The goal of life for every Christian should be the kingdom of God. The gospel is the good news of the kingdom of God. Tragically, we have settled for what Dallas Willard calls “the gospel of sin management,” a gospel which is something far less than the gospel of the kingdom.
Very early in the church’s history a group of men and women, fearing the devastation to the soul brought about by the breakdown of spiritual culture inside the church, went to live in the desert in order to learn how to practice the Christian life with greater clarity. Robert Wilken (photo), the famous church historian and patristic scholar, has written, “In their writings the phrase used most often to depict what one strives for in life’s daily struggles was ‘purity of heart.’ Without purity of heart, all yearning for holiness and all desire for God come to naught, for hour by hour, even minute by minute, we are bent and shaped by distractions and wayward thoughts, many good and legitimate, that drive our minds and take our affections captive.”
In an article about the recent interest in the importance of John Cassia’s writing, published in the November 2000 issue of First Things, Wilken wrote this about Cassian:
John Cassian was born in the middle of the fourth century in what is present day Romania, and as a young man he became a monk in Bethlehem. From there he traveled to Egypt, where he lived for many years and apprenticed himself to the ascetic masters of the Egyptian desert. Eventually he returned to the West and settled in southern France near Marseilles, where he founded two monasteries. There he drew on what he had learned in Egypt and his own experience to compose two works that have become classics, The Institutes, a kind of introduction to the religious life, and The Conferences, a fuller and more mature exposition offering richer fare for the advanced. The Conferences takes the form of extended interviews with individual monks who are named and whose words are sometimes prefaced by personal anecdotes.
Writing in The Conferences, John Cassian spoke about true friendships. He noted that there are five foundations to true friendships. I have written about the first two of these over the last two days. Now we turn to the third and fourth foundation of true friendship. Cassian wrote:
The third [foundation of true friendship] is that each person knows that all things–even those he values as useful and necessary–are to be treated as secondary to the value of love and peace. The fourth is that each person believes from the bottom of his heart that he must never become angry for any cause, whether just or unjust.

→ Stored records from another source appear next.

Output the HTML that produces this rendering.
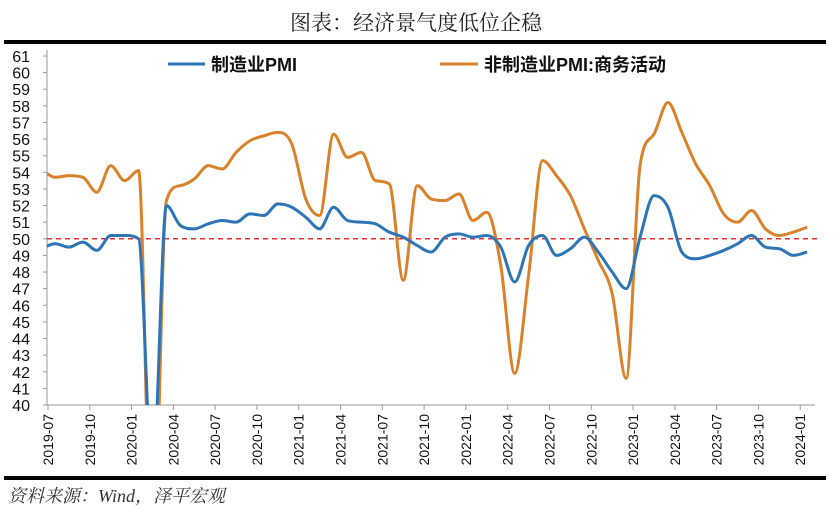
<!DOCTYPE html>
<html><head><meta charset="utf-8"><style>
html,body{margin:0;padding:0;background:#fff;width:833px;height:513px;overflow:hidden}
svg{display:block}
svg text{font-family:"Liberation Sans","Noto Sans CJK SC",sans-serif}
</style></head><body>
<svg id="c" width="833" height="513" xmlns="http://www.w3.org/2000/svg">
<text x="416" y="30" text-anchor="middle" font-size="21" fill="#222" style="font-family:'Liberation Serif','Noto Serif CJK SC',serif">图表：经济景气度低位企稳</text>
<rect x="4" y="40" width="822" height="4" fill="#000"/>
<rect x="4" y="476" width="822" height="4" fill="#000"/>
<text x="8" y="502" font-size="18" font-style="italic" fill="#333" style="font-family:'Liberation Serif','Noto Serif CJK SC',serif">资料来源：Wind，泽平宏观</text>
<defs><clipPath id="clip"><rect x="47" y="50" width="780" height="355"/></clipPath></defs>
<g id="axes"></g>
<g id="series" clip-path="url(#clip)"></g>
<g>
<line x1="168" y1="64" x2="205" y2="64" stroke="#2e75b6" stroke-width="3"/>
<text x="211" y="71" font-size="18" font-weight="bold" fill="#111">制造业PMI</text>
<line x1="440" y1="64" x2="478" y2="64" stroke="#d9822b" stroke-width="3"/>
<text x="484" y="71" font-size="18" font-weight="bold" fill="#111">非制造业PMI:商务活动</text>
</g>
</svg>
<script>
const yTicks=[40,41,42,43,44,45,46,47,48,49,50,51,52,53,54,55,56,57,58,59,60,61];
const xTickLabels=["2019-07","2019-10","2020-01","2020-04","2020-07","2020-10","2021-01","2021-04","2021-07","2021-10","2022-01","2022-04","2022-07","2022-10","2023-01","2023-04","2023-07","2023-10","2024-01"];
// series start at 2019-06 (partly clipped at left edge)
const mfg=[49.4,49.7,49.5,49.8,49.3,50.2,50.2,50.0,35.7,52.0,50.8,50.6,50.9,51.1,51.0,51.5,51.4,52.1,51.9,51.3,50.6,51.9,51.1,51.0,50.9,50.4,50.1,49.6,49.2,50.1,50.3,50.1,50.2,49.5,47.4,49.6,50.2,49.0,49.4,50.1,49.2,48.0,47.0,50.1,52.6,51.9,49.2,48.8,49.0,49.3,49.7,50.2,49.5,49.4,49.0,49.2];
const nonMfg=[54.2,53.7,53.8,53.7,52.8,54.4,53.5,54.1,29.6,52.3,53.2,53.6,54.4,54.2,55.2,55.9,56.2,56.4,55.7,52.4,51.4,56.3,54.9,55.2,53.5,53.3,47.5,53.2,52.4,52.3,52.7,51.1,51.6,48.4,41.9,47.8,54.7,53.8,52.6,50.6,48.7,46.7,41.6,54.4,56.3,58.2,56.4,54.5,53.2,51.5,51.0,51.7,50.6,50.2,50.4,50.7];
const threshold=50;
const X0=48,DX=13.93,Y0=405,YS=16.62,OFF=7;
const xTick=i=>X0+i*DX, xOf=i=>X0+(i-1)*DX+OFF, yOf=v=>Y0-(v-40)*YS;
const NS="http://www.w3.org/2000/svg";
const axes=document.getElementById('axes'),series=document.getElementById('series');
function mk(t,a,p){const e=document.createElementNS(NS,t);for(const k in a)e.setAttribute(k,a[k]);p.appendChild(e);return e;}
let e=mk('line',{x1:47,y1:50,x2:47,y2:405,stroke:'#999','stroke-width':1},axes);


e=mk('line',{x1:47,y1:405,x2:815,y2:405,stroke:'#999','stroke-width':1},axes);


yTicks.forEach(v=>{
 const y=yOf(v);
 mk('line',{x1:43,y1:y,x2:47,y2:y,stroke:'#999'},axes);
 const t=mk('text',{x:30,y:y+6,'text-anchor':'end','font-size':16,fill:'#111'},axes);t.textContent=v;
 
 
});
xTickLabels.forEach((s,i)=>{
 const x=xTick(i*3);
 mk('line',{x1:x,y1:405,x2:x,y2:410,stroke:'#999'},axes);
 const t=mk('text',{x:0,y:0,'text-anchor':'end','font-size':14,fill:'#111',transform:`translate(${x+5},414) rotate(-90)`},axes);t.textContent=s;
 
 
});
e=mk('line',{x1:47,y1:yOf(threshold),x2:820,y2:yOf(threshold),stroke:'#e03030','stroke-width':1.5,'stroke-dasharray':'5,4'},series);


function smooth(vals){
 const n=vals.length,x=vals.map((v,i)=>xOf(i)),y=vals.map(yOf);
 const d=[],m=[];
 for(let i=0;i<n-1;i++)d.push((y[i+1]-y[i])/(x[i+1]-x[i]));
 m[0]=d[0];m[n-1]=d[n-2];
 for(let i=1;i<n-1;i++){m[i]=(d[i-1]*d[i]<=0)?0:(d[i-1]+d[i])/2;}
 for(let i=0;i<n-1;i++){
  if(d[i]===0){m[i]=0;m[i+1]=0;continue;}
  const a=m[i]/d[i],b=m[i+1]/d[i],s=a*a+b*b;
  if(s>9){const t=3/Math.sqrt(s);m[i]=t*a*d[i];m[i+1]=t*b*d[i];}
 }
 let p=`M${x[0]},${y[0]}`;
 for(let i=0;i<n-1;i++){const h=(x[i+1]-x[i])/3;
  p+=` C${x[i]+h},${y[i]+m[i]*h} ${x[i+1]-h},${y[i+1]-m[i+1]*h} ${x[i+1]},${y[i+1]}`;}
 return p;
}
e=mk('path',{d:smooth(nonMfg),fill:'none',stroke:'#d9822b','stroke-width':3,'stroke-linejoin':'round'},series);


e=mk('path',{d:smooth(mfg),fill:'none',stroke:'#2e75b6','stroke-width':3,'stroke-linejoin':'round'},series);


</script>
</body></html>
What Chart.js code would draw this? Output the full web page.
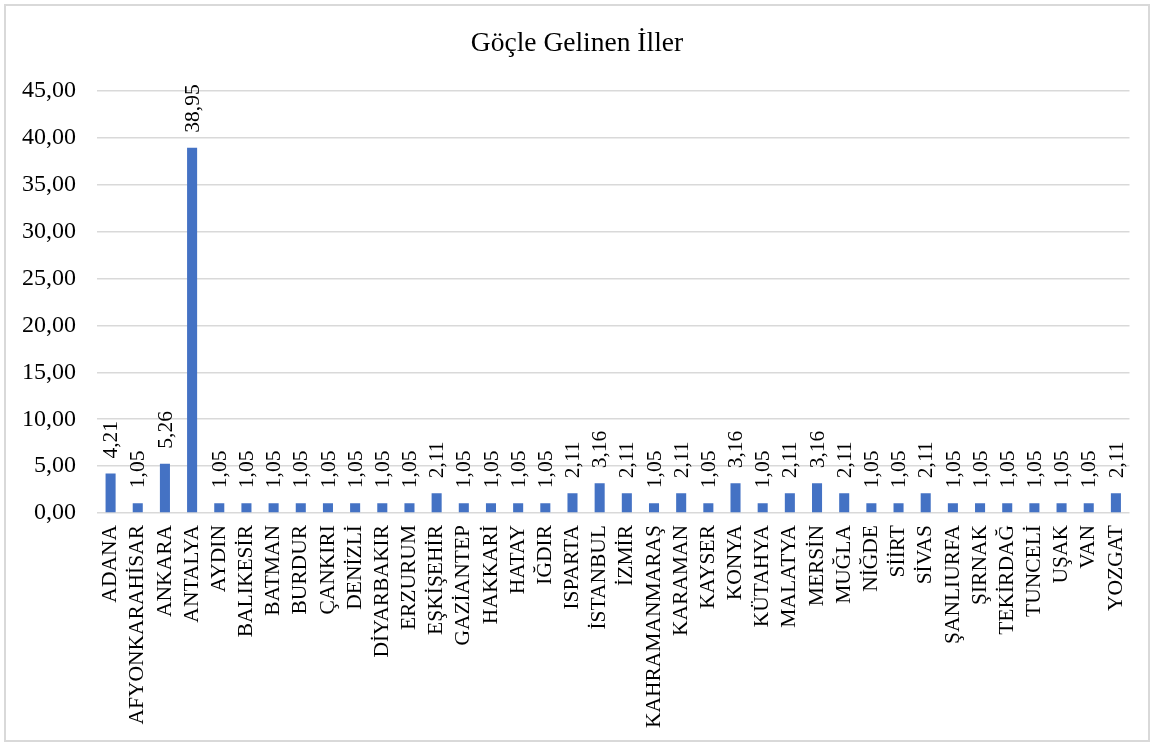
<!DOCTYPE html>
<html lang="tr">
<head>
<meta charset="utf-8">
<title>Göçle Gelinen İller</title>
<script src="https://cdn.jsdelivr.net/npm/chart.js@4.4.1/dist/chart.umd.min.js"></script>
<style>
  html, body { margin: 0; padding: 0; background: #fff; }
  #wrap { width: 1154px; height: 745px; position: relative; }
</style>
</head>
<body>
<div id="wrap"><canvas id="c" width="1154" height="745"></canvas></div>
<script>
// Provinces and their share (%)
const provinces = [
  'ADANA', 'AFYONKARAHİSAR', 'ANKARA', 'ANTALYA', 'AYDIN', 'BALIKESİR', 'BATMAN',
  'BURDUR', 'ÇANKIRI', 'DENİZLİ', 'DİYARBAKIR', 'ERZURUM', 'EŞKİŞEHİR', 'GAZİANTEP',
  'HAKKARİ', 'HATAY', 'IĞDIR', 'ISPARTA', 'İSTANBUL', 'İZMİR', 'KAHRAMANMARAŞ',
  'KARAMAN', 'KAYSER', 'KONYA', 'KÜTAHYA', 'MALATYA', 'MERSİN', 'MUĞLA', 'NİĞDE',
  'SİİRT', 'SİVAS', 'ŞANLIURFA', 'ŞIRNAK', 'TEKİRDAĞ', 'TUNCELİ', 'UŞAK', 'VAN', 'YOZGAT'
];
const shares = [
  4.21, 1.05, 5.26, 38.95, 1.05, 1.05, 1.05,
  1.05, 1.05, 1.05, 1.05, 1.05, 2.11, 1.05,
  1.05, 1.05, 1.05, 2.11, 3.16, 2.11, 1.05,
  2.11, 1.05, 3.16, 1.05, 2.11, 3.16, 2.11, 1.05,
  1.05, 2.11, 1.05, 1.05, 1.05, 1.05, 1.05, 1.05, 2.11
];
const yTicks = [0, 5, 10, 15, 20, 25, 30, 35, 40, 45];

const chartTitle = 'Göçle Gelinen İller';
const serif = '"Liberation Serif", "Times New Roman", serif';
const fmt = v => Number(v).toFixed(2).replace('.', ',');

// White page with a thin grey frame
const framePlugin = {
  id: 'frame',
  beforeDraw(chart) {
    const ctx = chart.ctx;
    ctx.save();
    ctx.fillStyle = '#ffffff';
    ctx.fillRect(0, 0, chart.width, chart.height);
    ctx.strokeStyle = '#d9d9d9';
    ctx.lineWidth = 2;
    ctx.strokeRect(5, 5, chart.width - 10, chart.height - 9);
    ctx.restore();
  }
};

// Vertical value labels above each bar
const valueLabels = {
  id: 'valueLabels',
  afterDatasetsDraw(chart) {
    const ctx = chart.ctx;
    const meta = chart.getDatasetMeta(0);
    ctx.save();
    ctx.font = '21.5px ' + serif;
    ctx.fillStyle = '#000';
    ctx.textAlign = 'left';
    ctx.textBaseline = 'middle';
    meta.data.forEach((bar, i) => {
      ctx.save();
      ctx.translate(bar.x, bar.y - 15);
      ctx.rotate(-Math.PI / 2);
      ctx.fillText(fmt(shares[i]), 0, 1);
      ctx.restore();
    });
    ctx.restore();
  }
};

new Chart(document.getElementById('c'), {
  type: 'bar',
  data: {
    labels: provinces,
    datasets: [{
      data: shares,
      backgroundColor: '#4472C4',
      borderWidth: 0,
      categoryPercentage: 1,
      barPercentage: 0.37
    }]
  },
  options: {
    responsive: false,
    animation: false,
    layout: { padding: { left: 22, right: 22, top: 0, bottom: 0 } },
    plugins: {
      legend: { display: false },
      tooltip: { enabled: false },
      title: {
        display: true,
        text: chartTitle,
        color: '#000',
        font: { family: serif, size: 27.5, weight: 'normal' },
        padding: { top: 27, bottom: 31 }
      }
    },
    scales: {
      x: {
        grid: { display: false, drawTicks: false },
        border: { display: false },
        ticks: {
          autoSkip: false,
          minRotation: 90,
          maxRotation: 90,
          padding: 12,
          color: '#000',
          font: { family: serif, size: 21.5 }
        },
        afterFit(scale) { scale.height = 232; }
      },
      y: {
        min: 0,
        max: 45,
        afterBuildTicks(scale) { scale.ticks = yTicks.map(v => ({ value: v })); },
        grid: { color: '#d9d9d9', lineWidth: 1.5, drawTicks: false },
        border: { display: false },
        ticks: {
          padding: 21,
          color: '#000',
          font: { family: serif, size: 24 },
          callback: v => fmt(v)
        },
        afterFit(scale) { scale.width = 75; }
      }
    }
  },
  plugins: [framePlugin, valueLabels]
});
</script>
</body>
</html>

To live in a true friendship you must consider everything as secondary to the “value of love.” While it is easy to write these words it is quite nearly impossible to live them. Note how John Cassian says this and recognize that he says this from a life lived within a monastic community where men shared a common life together in close proximity: “[A]ll things–even those he values as useful and necessary–are to be treated as secondary . . .” You may value something deeply, and even believe the other person should value it just as much, and you see what you see, as useful and necessary, but when all is said and done what really matters is love. Everything else is secondary!
The next foundation for true friendship is stated by Cassian in this way: “[E]ach person believes from the bottom of his heart that he must never become angry for any cause, whether just or unjust.” Anger will kill friendship, every time and in all circumstances. No real friendship can survive it. Anger never works the grace and peace of God.
Numerous wisdom sayings in Holy Scripture underscore this point:
Fools show their anger at once, but the prudent ignore an insult (Proverbs 12:16).
A soft answer turns away wrath, but a harsh word stirs up anger (Proverbs 15:1).
One who is slow to anger is better than the mighty, and one whose temper is controlled than one who captures a city (Proverbs 16:32).
Those with good sense are slow to anger, and it is their glory to overlook an offense (Proverbs 19:11).
A fool gives full vent to anger, but the wise quietly holds it back (Proverbs 29:11).
Make no friends with those given to anger, and do not associate with hotheads (Proverbs 22:24).
For as pressing milk produces curds, and pressing the nose produces blood, so pressing anger produces strife (Proverbs 30:33).
No deep and growing relationship can handle anger and hotheaded temper tantrums. Whether you believe you are right or not, and even if you think your cause is just, you cannot keep a friendship if anger prevails between you and the other person.